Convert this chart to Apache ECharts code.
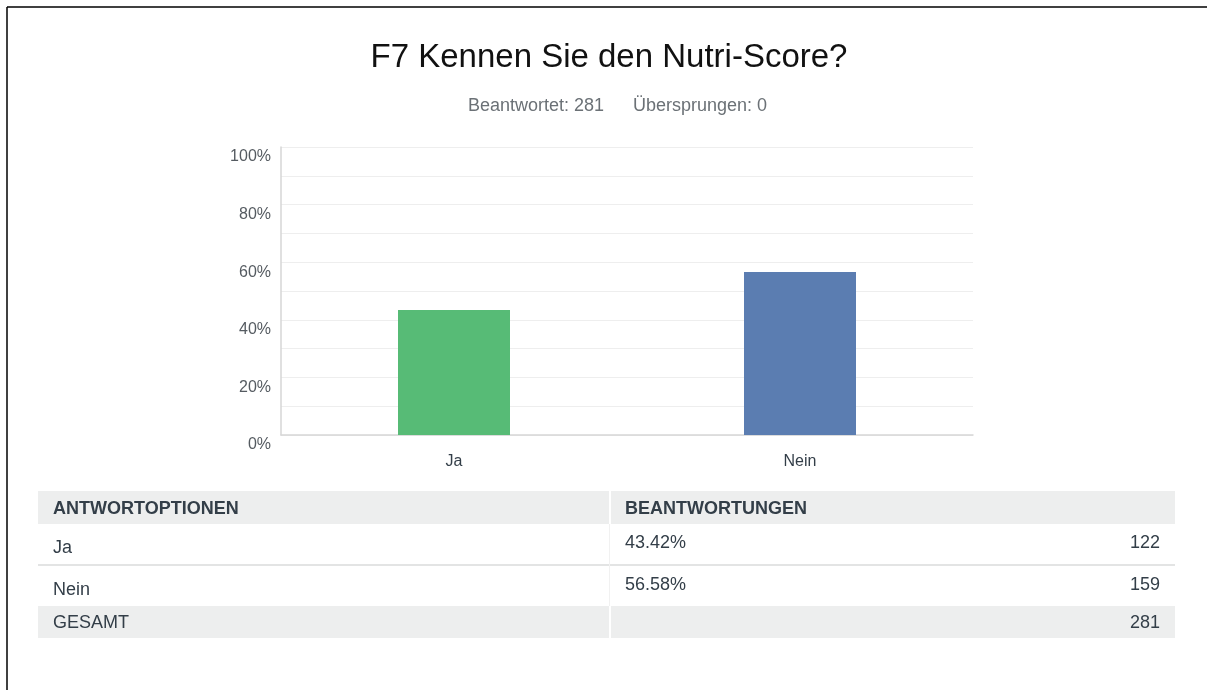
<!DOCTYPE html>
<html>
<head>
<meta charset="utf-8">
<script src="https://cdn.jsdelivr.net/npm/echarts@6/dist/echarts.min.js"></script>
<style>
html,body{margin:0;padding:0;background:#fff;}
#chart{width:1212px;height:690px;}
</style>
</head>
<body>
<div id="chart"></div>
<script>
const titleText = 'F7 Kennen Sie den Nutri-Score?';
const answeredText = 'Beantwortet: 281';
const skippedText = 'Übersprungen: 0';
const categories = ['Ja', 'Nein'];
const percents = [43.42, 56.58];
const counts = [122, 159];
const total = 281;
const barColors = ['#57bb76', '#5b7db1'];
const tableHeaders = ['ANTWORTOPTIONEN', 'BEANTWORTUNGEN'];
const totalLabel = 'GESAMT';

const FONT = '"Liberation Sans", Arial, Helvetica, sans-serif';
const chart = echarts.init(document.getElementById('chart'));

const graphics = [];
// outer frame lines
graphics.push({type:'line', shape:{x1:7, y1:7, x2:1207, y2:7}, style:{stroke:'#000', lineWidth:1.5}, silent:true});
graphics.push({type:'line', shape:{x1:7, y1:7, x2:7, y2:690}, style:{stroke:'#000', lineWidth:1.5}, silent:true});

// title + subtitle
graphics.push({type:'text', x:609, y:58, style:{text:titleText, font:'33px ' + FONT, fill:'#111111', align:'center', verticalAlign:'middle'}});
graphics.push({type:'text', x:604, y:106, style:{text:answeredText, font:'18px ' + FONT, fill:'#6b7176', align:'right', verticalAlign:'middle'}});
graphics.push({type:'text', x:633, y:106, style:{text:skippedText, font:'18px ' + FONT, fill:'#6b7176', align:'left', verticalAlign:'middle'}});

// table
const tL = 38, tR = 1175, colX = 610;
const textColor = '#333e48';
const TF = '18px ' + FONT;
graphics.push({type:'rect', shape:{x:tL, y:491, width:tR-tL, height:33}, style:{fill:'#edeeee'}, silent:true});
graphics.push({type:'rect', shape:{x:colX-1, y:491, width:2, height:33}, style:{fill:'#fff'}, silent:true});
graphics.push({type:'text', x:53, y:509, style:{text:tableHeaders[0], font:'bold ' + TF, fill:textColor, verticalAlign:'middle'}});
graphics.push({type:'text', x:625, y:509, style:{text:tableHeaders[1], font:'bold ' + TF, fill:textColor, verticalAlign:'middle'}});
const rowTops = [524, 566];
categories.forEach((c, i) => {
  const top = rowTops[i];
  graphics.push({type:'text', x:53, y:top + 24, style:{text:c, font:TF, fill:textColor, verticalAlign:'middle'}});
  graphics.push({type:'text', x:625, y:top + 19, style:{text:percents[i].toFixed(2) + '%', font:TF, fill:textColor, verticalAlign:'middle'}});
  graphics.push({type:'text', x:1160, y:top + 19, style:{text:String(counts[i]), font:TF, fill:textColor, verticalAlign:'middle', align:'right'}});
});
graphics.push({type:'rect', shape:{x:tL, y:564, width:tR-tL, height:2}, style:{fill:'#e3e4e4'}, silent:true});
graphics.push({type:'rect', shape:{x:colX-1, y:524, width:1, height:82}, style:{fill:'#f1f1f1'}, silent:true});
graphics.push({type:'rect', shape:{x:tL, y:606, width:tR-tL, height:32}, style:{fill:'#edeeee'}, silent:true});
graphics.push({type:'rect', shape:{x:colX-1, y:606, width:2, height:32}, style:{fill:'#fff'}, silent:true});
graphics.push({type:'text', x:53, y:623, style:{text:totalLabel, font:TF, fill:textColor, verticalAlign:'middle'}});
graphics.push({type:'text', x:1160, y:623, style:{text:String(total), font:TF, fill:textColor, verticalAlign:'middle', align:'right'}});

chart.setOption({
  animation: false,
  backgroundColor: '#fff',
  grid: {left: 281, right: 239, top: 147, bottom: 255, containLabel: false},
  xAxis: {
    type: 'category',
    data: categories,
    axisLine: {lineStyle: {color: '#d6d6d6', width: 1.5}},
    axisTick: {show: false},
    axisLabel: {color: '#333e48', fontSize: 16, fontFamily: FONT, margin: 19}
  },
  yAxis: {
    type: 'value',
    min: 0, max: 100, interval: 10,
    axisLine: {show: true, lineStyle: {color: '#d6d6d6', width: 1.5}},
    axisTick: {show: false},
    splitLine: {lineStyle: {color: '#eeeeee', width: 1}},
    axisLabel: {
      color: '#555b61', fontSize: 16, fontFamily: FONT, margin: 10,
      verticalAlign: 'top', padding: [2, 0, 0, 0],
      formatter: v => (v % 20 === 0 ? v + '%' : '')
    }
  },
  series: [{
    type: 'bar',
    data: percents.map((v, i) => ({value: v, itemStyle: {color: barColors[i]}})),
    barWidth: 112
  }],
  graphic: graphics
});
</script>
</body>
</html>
______________________________
▶ [Exercise task]: Omit each picture, then return all of the listing exactly as it stands.

▶ [Exercise response]:
Convert this chart to Apache ECharts code.
<!DOCTYPE html>
<html>
<head>
<meta charset="utf-8">
<script src="https://cdn.jsdelivr.net/npm/echarts@6/dist/echarts.min.js"></script>
<style>
html,body{margin:0;padding:0;background:#fff;}
#chart{width:1212px;height:690px;}
</style>
</head>
<body>
<div id="chart"></div>
<script>
const titleText = 'F7 Kennen Sie den Nutri-Score?';
const answeredText = 'Beantwortet: 281';
const skippedText = 'Übersprungen: 0';
const categories = ['Ja', 'Nein'];
const percents = [43.42, 56.58];
const counts = [122, 159];
const total = 281;
const barColors = ['#57bb76', '#5b7db1'];
const tableHeaders = ['ANTWORTOPTIONEN', 'BEANTWORTUNGEN'];
const totalLabel = 'GESAMT';

const FONT = '"Liberation Sans", Arial, Helvetica, sans-serif';
const chart = echarts.init(document.getElementById('chart'));

const graphics = [];
// outer frame lines
graphics.push({type:'line', shape:{x1:7, y1:7, x2:1207, y2:7}, style:{stroke:'#000', lineWidth:1.5}, silent:true});
graphics.push({type:'line', shape:{x1:7, y1:7, x2:7, y2:690}, style:{stroke:'#000', lineWidth:1.5}, silent:true});

// title + subtitle
graphics.push({type:'text', x:609, y:58, style:{text:titleText, font:'33px ' + FONT, fill:'#111111', align:'center', verticalAlign:'middle'}});
graphics.push({type:'text', x:604, y:106, style:{text:answeredText, font:'18px ' + FONT, fill:'#6b7176', align:'right', verticalAlign:'middle'}});
graphics.push({type:'text', x:633, y:106, style:{text:skippedText, font:'18px ' + FONT, fill:'#6b7176', align:'left', verticalAlign:'middle'}});

// table
const tL = 38, tR = 1175, colX = 610;
const textColor = '#333e48';
const TF = '18px ' + FONT;
graphics.push({type:'rect', shape:{x:tL, y:491, width:tR-tL, height:33}, style:{fill:'#edeeee'}, silent:true});
graphics.push({type:'rect', shape:{x:colX-1, y:491, width:2, height:33}, style:{fill:'#fff'}, silent:true});
graphics.push({type:'text', x:53, y:509, style:{text:tableHeaders[0], font:'bold ' + TF, fill:textColor, verticalAlign:'middle'}});
graphics.push({type:'text', x:625, y:509, style:{text:tableHeaders[1], font:'bold ' + TF, fill:textColor, verticalAlign:'middle'}});
const rowTops = [524, 566];
categories.forEach((c, i) => {
  const top = rowTops[i];
  graphics.push({type:'text', x:53, y:top + 24, style:{text:c, font:TF, fill:textColor, verticalAlign:'middle'}});
  graphics.push({type:'text', x:625, y:top + 19, style:{text:percents[i].toFixed(2) + '%', font:TF, fill:textColor, verticalAlign:'middle'}});
  graphics.push({type:'text', x:1160, y:top + 19, style:{text:String(counts[i]), font:TF, fill:textColor, verticalAlign:'middle', align:'right'}});
});
graphics.push({type:'rect', shape:{x:tL, y:564, width:tR-tL, height:2}, style:{fill:'#e3e4e4'}, silent:true});
graphics.push({type:'rect', shape:{x:colX-1, y:524, width:1, height:82}, style:{fill:'#f1f1f1'}, silent:true});
graphics.push({type:'rect', shape:{x:tL, y:606, width:tR-tL, height:32}, style:{fill:'#edeeee'}, silent:true});
graphics.push({type:'rect', shape:{x:colX-1, y:606, width:2, height:32}, style:{fill:'#fff'}, silent:true});
graphics.push({type:'text', x:53, y:623, style:{text:totalLabel, font:TF, fill:textColor, verticalAlign:'middle'}});
graphics.push({type:'text', x:1160, y:623, style:{text:String(total), font:TF, fill:textColor, verticalAlign:'middle', align:'right'}});

chart.setOption({
  animation: false,
  backgroundColor: '#fff',
  grid: {left: 281, right: 239, top: 147, bottom: 255, containLabel: false},
  xAxis: {
    type: 'category',
    data: categories,
    axisLine: {lineStyle: {color: '#d6d6d6', width: 1.5}},
    axisTick: {show: false},
    axisLabel: {color: '#333e48', fontSize: 16, fontFamily: FONT, margin: 19}
  },
  yAxis: {
    type: 'value',
    min: 0, max: 100, interval: 10,
    axisLine: {show: true, lineStyle: {color: '#d6d6d6', width: 1.5}},
    axisTick: {show: false},
    splitLine: {lineStyle: {color: '#eeeeee', width: 1}},
    axisLabel: {
      color: '#555b61', fontSize: 16, fontFamily: FONT, margin: 10,
      verticalAlign: 'top', padding: [2, 0, 0, 0],
      formatter: v => (v % 20 === 0 ? v + '%' : '')
    }
  },
  series: [{
    type: 'bar',
    data: percents.map((v, i) => ({value: v, itemStyle: {color: barColors[i]}})),
    barWidth: 112
  }],
  graphic: graphics
});
</script>
</body>
</html>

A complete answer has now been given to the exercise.